After being “trained” with these three examples, if the computer was presented with the sentence “This day is lovely,” and asked to “classify” the sentence as either “happy” or “unhappy,” it could easily figure out the correct answer. It would consider the word “day” and it would remember that sometimes “day” is associated with “happy” and other times with “unhappy,” so it would find this word unhelpful in determining sentiment. But the only other time it had seen “lovely” was in the context of a “happy” sentence, so the presence of the word “lovely” would suggest that the sentence is a “happy” one.

This is an example of a simple statistical “model” that looks at word frequencies. Other models could be more sophisticated; they could automatically discard words like “is” and “a,” they could look at the ordering of words, and treat adjectives as more important than nouns.

Typically, models are general-purpose. A model that can be trained to classify sentences as “happy” or “unhappy” could also be trained to classify sentences as “botany-related,” “entomology-related,” or “ornithology-related.” Some models can only handle two possible outcomes while others can handle any number of possible outcomes.

Once a model is trained, it can be used to “predict” a classification based on given input. The outcome of the prediction will the assignment of a probability to each possible outcome. The outcome with the highest probability will be the “best guess.” For example, a model trained to identify “happy” and “unhappy” statements might predict that the phrase “I am feeling good today” has a 76% chance of being “happy” and a 24% chance of being “unhappy.

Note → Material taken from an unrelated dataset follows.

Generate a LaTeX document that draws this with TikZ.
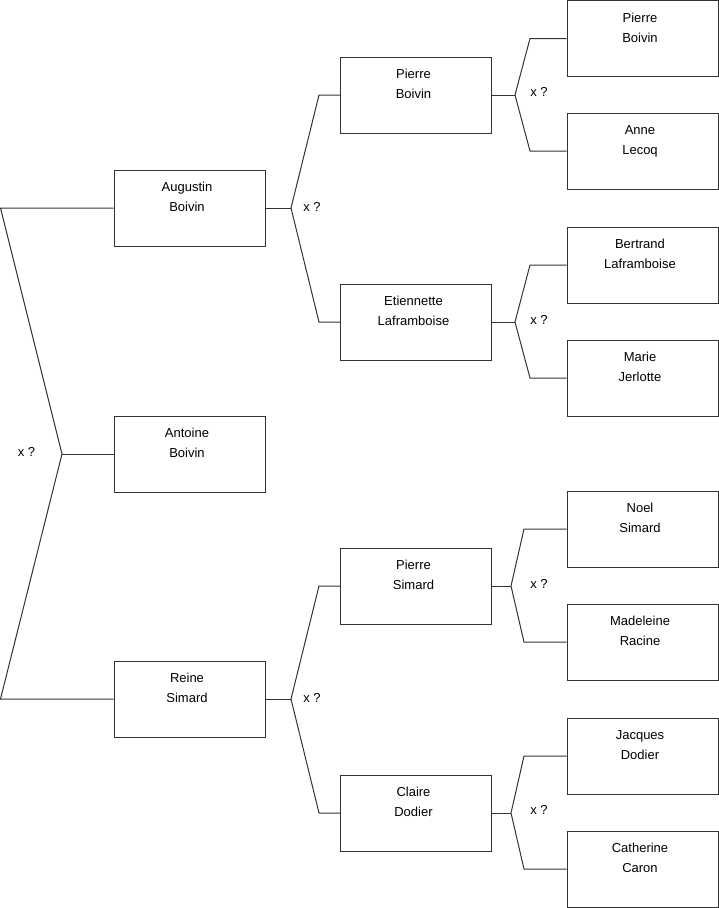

The information you put into model and the information you get out of a model as a prediction can both be expressed as “variables.” The predicted value is the “dependent variable,” while the information with which the model is trained is known as the “independent variable.” The dependent variable depends on, or “is a function of” the independent variable or variables. In the “sentiment analysis” application discussed above, sentences like “I am happy today,” are independent variables. They are used to train a model or they are plugged into a model in order to obtain a prediction. The classification of “happy” or “unhappy” is the “dependent” variable. The terminology of “dependent” and “independent” variables is the terminology of regression analysis in the field of statistics. (Machine learning is actually just a kind of regression analysis.)

Once a model has been “trained,” it can be “tested” to see how accurate its predictions are. For example, the “sentiment analysis” model discussed above could be tested by running 100 predictions on a variety of happy and unhappy phrases and measuring how often the “predictions” are correct. If the model correctly classifies “happy” statements as “happy” about 95% of the time, and also classifies “unhappy” statements as “unhappy” about 95% of the time, then it performs pretty well.

When “testing” the performance of a trained model, it is important to use different data than the data with which the model was trained. If the model was trained to know that “I am feeling good today” is classified as “happy,” then if you ask the model to classify the phrase “I am feeling good today,” it is likely to give you the correct answer. However, that does not mean the model is any good at classifying phrases it has never heard before.

It is helpful to understand the concepts of “models,” “training,” “testing,” and “prediction,” and the difference between “dependent” and “independent” variables. Once you understand these general concepts, you can make use of machine learning without knowing any further information about how models work or the statistics underlying them. All that you need to do is make sure you “train” the model with a sufficiently diverse set of data. If you had the most sophisticated model in the world but you only trained it with “happy” sentences, it wouldn’t be able to recognize an “unhappy” sentence.

Some models are complex and proprietary, but nevertheless are very easy to use. IBM Watson, for example, which famously won a Jeopardy! competition, is available over the internet to the general public for a fee. Nobody outside of IBM knows exactly how it works, but nevertheless numerous customers have developed applications that use IBM Watson to classify text. You do not need to know how it works in order to evaluate whether it is any good; all you need to do is thoroughly train and test it.

How to use machine learning

You can use machine learning in your docassemble interviews. Instead of asking a multiple-choice question, you could ask the user to express something in their own words, then use a trained model to guess at the user’s meaning and ask the user “It sounds like you are saying x. Is that correct?”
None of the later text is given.